EXCLUSION DES INFORMATIONS PUREMENT TECHNIQUES ET TROP COMPLEXES

La Cour a souligné qu’il n’est pas nécessaire, aux termes de l’article 15, paragraphe 1, sous h), que le responsable du traitement fournisse des détails techniques complexes, tels que l’algorithme précis utilisé. La raison en est double. Premièrement, ces informations pourraient être inaccessibles ou incompréhensibles pour les non-spécialistes, réduisant ainsi leur utilité pratique. Deuxièmement, la divulgation complète des algorithmes pourrait compromettre des secrets d’affaires, protégés notamment par la directive 2016/943.

Ainsi, la CJUE insiste sur un équilibre : fournir des informations suffisamment détaillées pour satisfaire aux exigences de transparence et de vérifiabilité, tout en respectant les droits du responsable du traitement à préserver ses méthodes propriétaires.

 


FONCTION DE LA NOTION DE “LOGIQUE SOUS-JACENTE” : UN OUTIL D’AUTONOMISATION JURIDIQUE

La CJUE considère que le droit à la transparence, tel qu’incarné par l’article 15 du RGPD, vise à protéger la personne concernée contre les risques découlant de décisions automatisées, notamment les effets discriminatoires potentiels ou les erreurs d’évaluation fondées sur des données inexactes.

Ainsi, ce droit participe à une dualité fonctionnelle :
– Permettre à la personne concernée de comprendre les implications du profilage ou du traitement automatisé, notamment en termes d’effets juridiques ou significatifs (par exemple, le refus d’un contrat, comme dans l’affaire en question).
– Faciliter l’exercice des droits correctifs ou contestataires.
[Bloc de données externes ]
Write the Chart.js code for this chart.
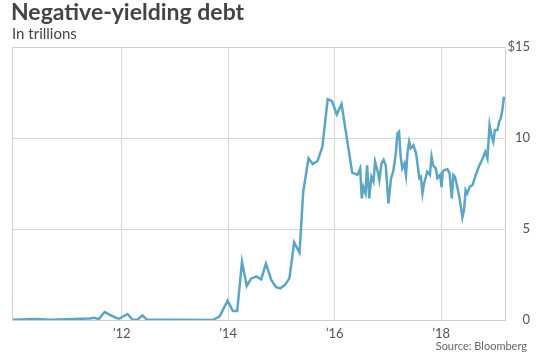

En permettant à la personne concernée de vérifier la cohérence des données utilisées et de contester la décision automatisée, on garantit un traitement équitable et transparent.

 


DÉFIS LIÉS AUX CONFLITS D’INTÉRÊTS : TRANSPARENCE VS. PROTECTION DES DROITS D’AUTRUI

La CJUE a dû aborder la tension entre le droit d’accès garanti par l’article 15 et les droits légitimes du responsable du traitement ou de tiers, en particulier les secrets d’affaires et la protection des données à caractère personnel des tiers. À ce titre, la Cour rappelle qu’en vertu de l’article 15, paragraphe 4, du RGPD, les droits d’accès ne doivent pas porter atteinte aux droits et libertés d’autres parties.

Pour résoudre ce conflit, un mécanisme de conciliation est proposé :
– Communication à des autorités de contrôle ou juridictions compétentes. Ces dernières peuvent opérer une vérification indépendante des informations sensibles, garantissant à la fois la vérifiabilité des données et la protection des droits en conflit.
– Utilisation de données pseudonymisées ou agrégées. Cette méthode permet d’assurer un équilibre entre la transparence nécessaire et la préservation de la confidentialité des informations concurrentielles.


SUR LES LIMITES POSEES PAR L’ARTICLE 22 du RGPD

L’approche de la CJUE dans l’affaire C-203/22 est indissociable de l’article 22 du RGPD, qui interdit en principe les décisions fondées uniquement sur un traitement automatisé ayant des effets juridiques ou significatifs, sauf exceptions. La Cour affirme que les informations fournies au titre de l’article 15 doivent permettre à la personne concernée de contester utilement de telles décisions et d’obtenir une intervention humaine. En ce sens, l’interprétation de la “logique sous-jacente” vise à garantir l’effectivité des droits substantiels de la personne concernée face à l’automatisation croissante des processus décisionnels.

 


L’arrêt C-203/22 clarifie la portée de la notion de “logique sous-jacente”, en la définissant comme un droit d’accès à des explications suffisamment compréhensibles et détaillées pour permettre à la personne concernée de comprendre les mécanismes en jeu dans une décision automatisée et, au besoin, de contester cette décision. Ce droit à la transparence, bien que limité par les exigences de protection des secrets d’affaires et des droits des tiers, constitue un pilier fondamental dans l’environnement numérique actuel. La CJUE établit ainsi une balance subtile entre les impératifs de transparence et les protections accordées aux responsables de traitement, tout en renforçant les garanties offertes aux citoyens de l’Union face à l’opacité des systèmes automatisés.